Au fond, l’offensive contre l’Irak n’est qu’un maillon dans une chaîne de luttes prédatrices pour une nouvelle division du monde entre les puissances impérialistes. La guerre est endémique au capitalisme et se poursuivra tant que le système mondial capitaliste est déraciné par la révolution sociale, ou la destruction de la civilisation humaine. Il est impossible de s’opposer aux guerres brutales néo-coloniales sans aborder la nature du système social qui les perpétue. On peut vaincre l’impérialisme – mais uniquement par la voie de la révolution sociale.
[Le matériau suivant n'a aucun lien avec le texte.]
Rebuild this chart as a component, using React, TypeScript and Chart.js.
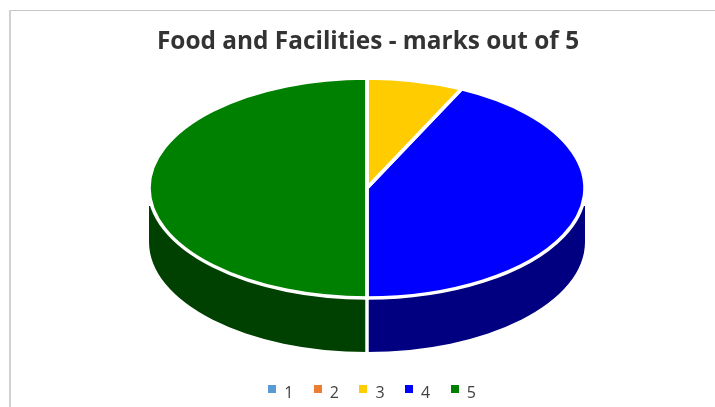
import React, { useEffect, useRef } from "react";
import { Chart, registerables } from "chart.js";

Chart.register(...registerables);

const categories = ["1", "2", "3", "4", "5"];
const marks = [0, 0, 1, 6, 7];
const topColors = ["#5B9BD5", "#ED7D31", "#FFCC00", "#0000FF", "#008000"];
const sideColors = ["#375E80", "#8E4B1D", "#997A00", "#000080", "#004000"];
const chartTitle = "Food and Facilities - marks out of 5";

const CENTER_X = 367;
const CENTER_Y = 188;
const RADIUS_X = 218;
const RADIUS_Y = 110;
const DEPTH = 54;
const GAP = 3.5;
const WALL_TOP = 206;

function tracePie(ctx: CanvasRenderingContext2D, start: number, end: number) {
  ctx.beginPath();
  ctx.moveTo(CENTER_X, CENTER_Y);
  ctx.ellipse(CENTER_X, CENTER_Y, RADIUS_X, RADIUS_Y, 0, start, end);
  ctx.closePath();
}

function swatch(color: string) {
  const c = document.createElement("canvas");
  c.width = 8;
  c.height = 16;
  const g = c.getContext("2d")!;
  g.fillStyle = color;
  g.fillRect(0, 0, 8, 8);
  return c;
}

const pie3d = {
  id: "pie3d",
  beforeDatasetsDraw(chart: any) {
    const ctx: CanvasRenderingContext2D = chart.ctx;
    const arcs = chart.getDatasetMeta(0).data;
    ctx.save();
    ctx.beginPath();
    ctx.rect(0, WALL_TOP, chart.width, chart.height);
    ctx.clip();
    const seams: number[] = [];
    arcs.forEach((arc: any, i: number) => {
      const s = Math.max(arc.startAngle, 0);
      const e = Math.min(arc.endAngle, Math.PI);
      if (marks[i] === 0 || e <= s) return;
      ctx.beginPath();
      ctx.ellipse(CENTER_X, CENTER_Y, RADIUS_X, RADIUS_Y, 0, s, e);
      ctx.ellipse(CENTER_X, CENTER_Y + DEPTH, RADIUS_X, RADIUS_Y, 0, e, s, true);
      ctx.closePath();
      ctx.fillStyle = sideColors[i];
      ctx.fill();
      if (e < Math.PI - 0.01) seams.push(e);
    });
    ctx.strokeStyle = "#FFFFFF";
    ctx.lineWidth = GAP;
    seams.forEach((e) => {
      const ex = CENTER_X + RADIUS_X * Math.cos(e);
      const ey = CENTER_Y + RADIUS_Y * Math.sin(e);
      ctx.beginPath();
      ctx.moveTo(ex, ey);
      ctx.lineTo(ex, ey + DEPTH);
      ctx.stroke();
    });
    ctx.restore();
    const a = arcs[0];
    ctx.save();
    ctx.translate(CENTER_X, CENTER_Y);
    ctx.scale(RADIUS_X / a.outerRadius, RADIUS_Y / a.outerRadius);
    ctx.translate(-a.x, -a.y);
  },
  afterDatasetsDraw(chart: any) {
    const ctx: CanvasRenderingContext2D = chart.ctx;
    ctx.restore();
    const arcs = chart.getDatasetMeta(0).data;
    ctx.save();
    ctx.strokeStyle = "#FFFFFF";
    ctx.lineWidth = GAP;
    arcs.forEach((arc: any, i: number) => {
      if (marks[i] === 0) return;
      tracePie(ctx, arc.startAngle, arc.endAngle);
      ctx.stroke();
    });
    ctx.restore();
  },
};

const frame = {
  id: "frame",
  afterLayout(chart: any) {
    chart.legend.left += 4;
    chart.legend.right += 4;
    chart.legend.top += 4;
    chart.legend.bottom += 4;
  },
  beforeDraw(chart: any) {
    const ctx: CanvasRenderingContext2D = chart.ctx;
    ctx.save();
    ctx.fillStyle = "#C8C8C8";
    ctx.fillRect(10, 10, chart.width - 10, 1);
    ctx.fillStyle = "#D0D0D0";
    ctx.fillRect(9, 10, 2, chart.height - 10);
    ctx.restore();
  },
};

export default function App() {
  const ref = useRef<HTMLCanvasElement>(null);
  useEffect(() => {
    const chart = new Chart(ref.current!, {
      type: "pie",
      data: {
        labels: categories,
        datasets: [{ data: marks, backgroundColor: topColors, borderWidth: 0 }],
      },
      options: {
        responsive: false,
        animation: false,
        rotation: 0,
        layout: { padding: { left: 21 } },
        plugins: {
          tooltip: { enabled: false },
          title: {
            display: true,
            text: chartTitle,
            color: "#333333",
            font: { family: "Open Sans", size: 24.4, weight: "bold" },
            padding: { top: 27, bottom: 10 },
          },
          legend: {
            position: "bottom",
            labels: {
              usePointStyle: true,
              boxWidth: 8,
              boxHeight: 8,
              color: "#404040",
              font: { family: "Open Sans", size: 16 },
              padding: 20.5,
              generateLabels(c: any) {
                const base = (Chart as any).overrides.pie.plugins.legend.labels.generateLabels(c);
                return base.map((item: any, i: number) => ({
                  ...item,
                  hidden: false,
                  pointStyle: swatch(topColors[i]),
                }));
              },
            },
          },
        },
      },
      plugins: [frame, pie3d],
    } as any);
    return () => chart.destroy();
  }, []);
  return (
    <canvas
      ref={ref}
      width={715}
      height={407}
      style={{ position: "fixed", left: 0, top: 0, display: "block" }}
    />
  );
}
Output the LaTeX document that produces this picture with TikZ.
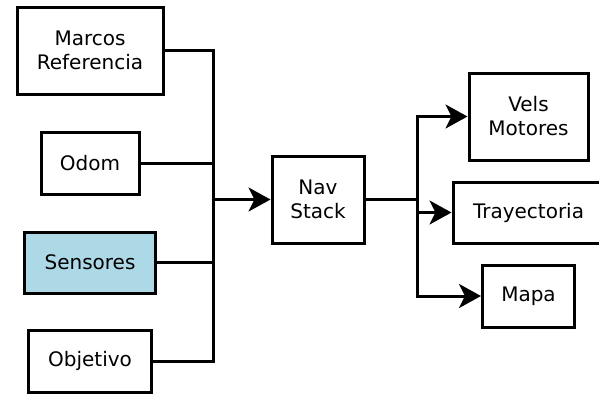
\documentclass[tikz,border=0pt]{standalone}
\usepackage{fontspec}
\setmainfont{DejaVu Sans}
\usetikzlibrary{positioning, arrows.meta}
\definecolor{sensorblue}{RGB}{173,216,230}

\begin{document}
\begin{tikzpicture}[x=0.5pt, y=-0.5pt, line width=1.5pt, >={Stealth[length=11pt, width=12pt, inset=3pt]}]
	\tikzset{
	box/.style={draw, line width=1.5pt, align=center, inner sep=2pt}, % sets the properties for each block
	}
	\useasboundingbox (0,0) rectangle (599,393);
	\node[box, minimum width=73pt, minimum height=43.5pt] (marcos) at (90,50.5) {Marcos\\Referencia};
	\node[box, below of=marcos, node distance=56.25pt, minimum width=49pt, minimum height=31pt] (odom) {Odom};
	\node[box, below of=odom, node distance=49.75pt, fill=sensorblue, minimum width=65.5pt, minimum height=30.5pt] (sensores) {Sensores};
	\node[box, below of=sensores, node distance=49.25pt, minimum width=61.5pt, minimum height=31pt] (objetivo) {Objetivo};
	\node[box, minimum width=46pt, minimum height=43.5pt] (nav) at (318,199.5) {Nav\\Stack};
	\node[box, minimum width=59.5pt, minimum height=43.5pt] (vels) at (528.5,116.5) {Vels\\Motores};
	\node[box, below of=vels, node distance=48pt, minimum width=75.5pt, minimum height=30.5pt] (tray) {Trayectoria};
	\node[box, below of=tray, node distance=41.75pt, minimum width=46pt, minimum height=31pt] (mapa) {Mapa};
	\coordinate (jin) at (213,199.5);
	\coordinate (jout) at (417,199.5);

	% inputs
	\draw (marcos.east) -| (jin);
	\draw (objetivo.east) -| (jin);
	\draw (odom.east) -- (odom.east -| jin);
	\draw (sensores.east) -- (sensores.east -| jin);
	\draw[->] (jin) -- (nav);

	% outputs
	\draw (nav) -- (jout);
	\draw[->] (jout) |- (vels);
	\draw[->] (jout) |- (mapa);
	\draw[->] (jout |- tray.west) -- (tray);
\end{tikzpicture}
\end{document}
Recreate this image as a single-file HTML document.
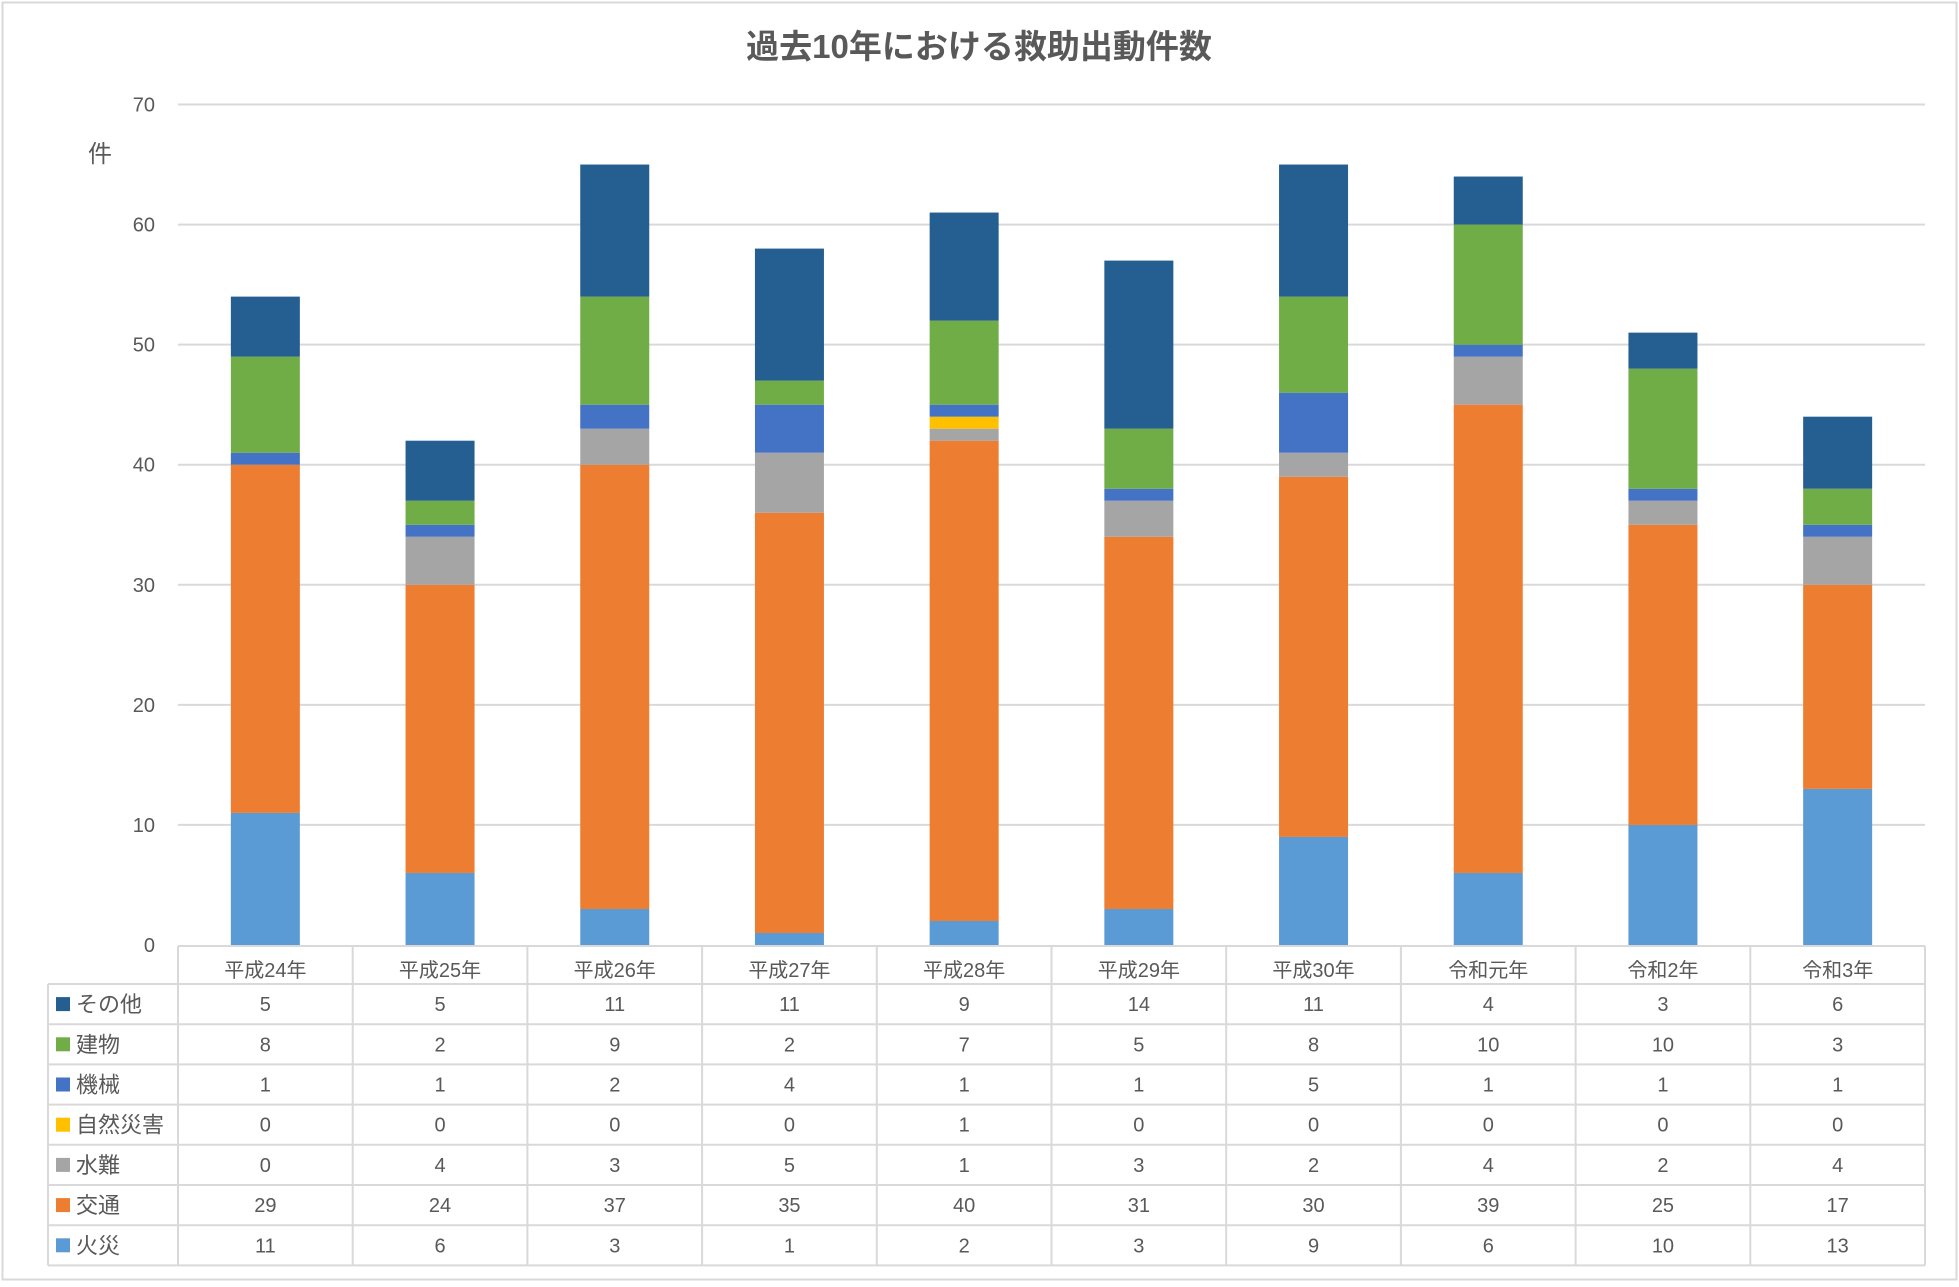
<!DOCTYPE html>
<html><head><meta charset="utf-8"><style>
body{margin:0;background:#fff}
svg text{font-family:"Liberation Sans","Noto Sans CJK JP",sans-serif;fill:#595959}
</style></head><body>
<svg id="c" width="1959" height="1282" xmlns="http://www.w3.org/2000/svg">
<rect x="2.5" y="2.5" width="1954" height="1277" fill="#fff" stroke="#d9d9d9" stroke-width="2"/>
<text x="979" y="58" text-anchor="middle" font-size="33" font-weight="bold">過去10年における救助出動件数</text>
<text x="100" y="162" text-anchor="middle" font-size="24">件</text>
<g id="grid"></g><g id="bars"></g><g id="table"></g>
</svg>
<script>
const categories=["平成24年","平成25年","平成26年","平成27年","平成28年","平成29年","平成30年","令和元年","令和2年","令和3年"];
const seriesNames=["火災","交通","水難","自然災害","機械","建物","その他"];
const fire=[11,6,3,1,2,3,9,6,10,13];
const traffic=[29,24,37,35,40,31,30,39,25,17];
const water=[0,4,3,5,1,3,2,4,2,4];
const disaster=[0,0,0,0,1,0,0,0,0,0];
const machine=[1,1,2,4,1,1,5,1,1,1];
const building=[8,2,9,2,7,5,8,10,10,3];
const other=[5,5,11,11,9,14,11,4,3,6];
const yTicks=[0,10,20,30,40,50,60,70];
const series=[fire,traffic,water,disaster,machine,building,other];
const colors=["#5b9bd5","#ed7d31","#a5a5a5","#ffc000","#4472c4","#70ad47","#255e91"];
const NS="http://www.w3.org/2000/svg";
const X0=178,X1=1925,Y0=945,Y70=104.5,colW=(X1-X0)/categories.length,barW=69;
const y=v=>Y0-(Y0-Y70)*v/70;
const x=i=>X0+colW*i+colW/2;
function mk(tag,attrs,parent,txt){const e=document.createElementNS(NS,tag);for(const k in attrs)e.setAttribute(k,attrs[k]);if(txt!==undefined)e.textContent=txt;parent.appendChild(e);return e;}
const grid=document.getElementById('grid'),bars=document.getElementById('bars'),table=document.getElementById('table');
yTicks.forEach(t=>{
  if(t>0){const l=mk('line',{x1:X0,x2:X1,y1:y(t),y2:y(t),stroke:'#d9d9d9','stroke-width':2},grid);
  
  }
  const tx=mk('text',{x:155,y:y(t)+7,'text-anchor':'end','font-size':20},grid,String(t));
  
  
});
categories.forEach((c,i)=>{
  let acc=0;
  series.forEach((s,k)=>{
    const v=s[i];if(v<=0)return;
    const r=mk('rect',{x:x(i)-barW/2,y:y(acc+v),width:barW,height:y(acc)-y(acc+v),fill:colors[k]},bars);
    
    
    acc+=v;
  });
});
// table
const TH=946,HB=984,RH=40.2,TL=48,rows=[6,5,4,3,2,1,0];
const lc='#d9d9d9';
mk('line',{x1:X0,x2:X1,y1:TH,y2:TH,stroke:lc,'stroke-width':2},table);
mk('line',{x1:TL,x2:X1,y1:HB,y2:HB,stroke:lc,'stroke-width':2},table);
rows.forEach((k,r)=>{const yb=HB+RH*(r+1);mk('line',{x1:TL,x2:X1,y1:yb,y2:yb,stroke:lc,'stroke-width':2},table);});
const TB=HB+RH*7;
mk('line',{x1:TL,x2:TL,y1:HB,y2:TB,stroke:lc,'stroke-width':2},table);
for(let i=0;i<=categories.length;i++){mk('line',{x1:X0+colW*i,x2:X0+colW*i,y1:TH,y2:TB,stroke:lc,'stroke-width':2},table);}
categories.forEach((c,i)=>{
  const t=mk('text',{x:x(i),y:TH+31,'text-anchor':'middle','font-size':20},table,c);
  
  
});
rows.forEach((k,r)=>{
  const cy=HB+RH*r+RH/2;
  const sw=mk('rect',{x:56,y:cy-7,width:14,height:14,fill:colors[k]},table);
  
  
  const lt=mk('text',{x:76,y:cy+8,'font-size':22},table,seriesNames[k]);
  
  
  series[k].forEach((v,i)=>{
    const t=mk('text',{x:x(i),y:cy+7,'text-anchor':'middle','font-size':20},table,String(v));
    
    
  });
});
</script>
</body></html>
Comme Lénine avait proclamé :

« Au lieu de permettre aux beaux parleurs hypocrites de tromper le peuple par des phrases et des promesses de la possibilité d’une paix démocratique, les socialistes doivent expliquer aux masses l’impossibilité d’une paix tant soit peu démocratique sans une série de révolutions et sans une lutte dans chaque pays contre leur propre gouvernement.

« Il n’y a pas de milieu. Et les protagonistes hypocrites (ou obtus) d’une politique de ‘ligne médiane’ causent le plus grand tort aux prolétaires ».